Thursday, September 16, 1999 Published at 10:56 GMT 11:56 UK
Costner hits out at own film
Premiere smiles: Kevin Costner, Kelly Preston and Sam Raimi
Hollywood star Kevin Costner has taken the almost unprecedented step of slating his own film, even before the critics have had their say.
The actor/director, whose films seem to attract scorn and acclaim in equal measure, says his latest movie has been ruined by studio interference.
The Untouchables star objects to cuts in his latest movie, a baseball tale called For Love of the Game, which has just premiered in the US and is out of general release from 17 September.
"For Universal, this movie has always been about the length and the rating.
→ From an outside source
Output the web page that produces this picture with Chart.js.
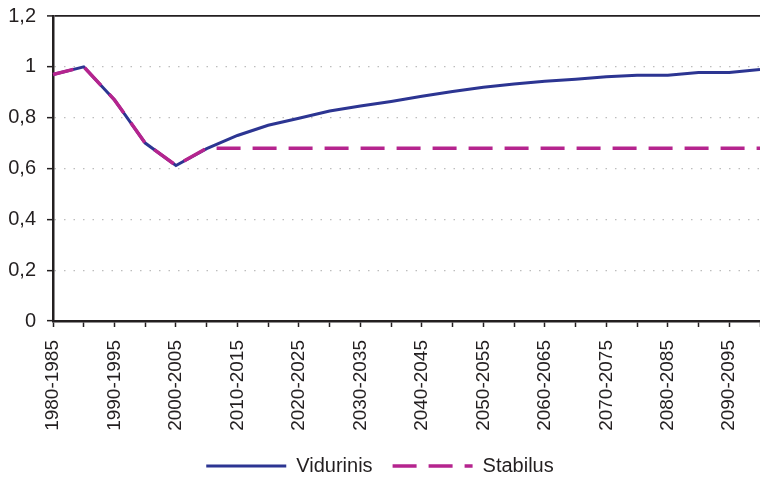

It's never been about the content," he told Newsweek magazine.
Oscar-winning Costner is reported to have pulled out of all promotional TV appearances, after a nude shower scene and expletives in two further scenes were cut from the film.
The changes secured the Sam Raimi directed movie a PG-13 rating, instead of an R - which would have prevented those under 18 seeing it.
"The studio and I don't even talk. They don't want to talk to me," said the 44-year-old, admitting that Universal were unlikely to seek his services in the furture.
"I certainly don't want to make movies with them...I'll never forgive or forget what they've done."
Costner accused of 'hijacking' movie
"Kevin's not the director and it's not fair for him to hijack a $50 million asset," said Universal boss Stacey Snider in response to Costner's withering attack.
"I realise this is very much about principle for Kevin, but principle doesn't mean that you never compromise. Our feeling is that we have backed the filmmaker and his name is Sam Raimi, not Kevin Costner."
Raimi is the man responsible for the Evil Dead films and the highly-acclaimed A Simple Plan. He also produced the hit TV shows Xena: Warrior Princess and Hercules: The Legendary Journeys.
Costner has had a more chequered career. His directorial debut Dances with Wolves won seven Academy awards, including the Oscars for Best Film and Best Director.
When the $175m film's director Kevin Reynolds quit, Costner fought the studio over the final running time. The movie made only $88m at the US box office, only being pushed into profit by its worldwide takings.
He again clashed with Universal about cuts in 1997, when the studio tried to shorten Costner's preferred three-hour version of The Postman.
Such battles have resulted in the star being labelled as difficult.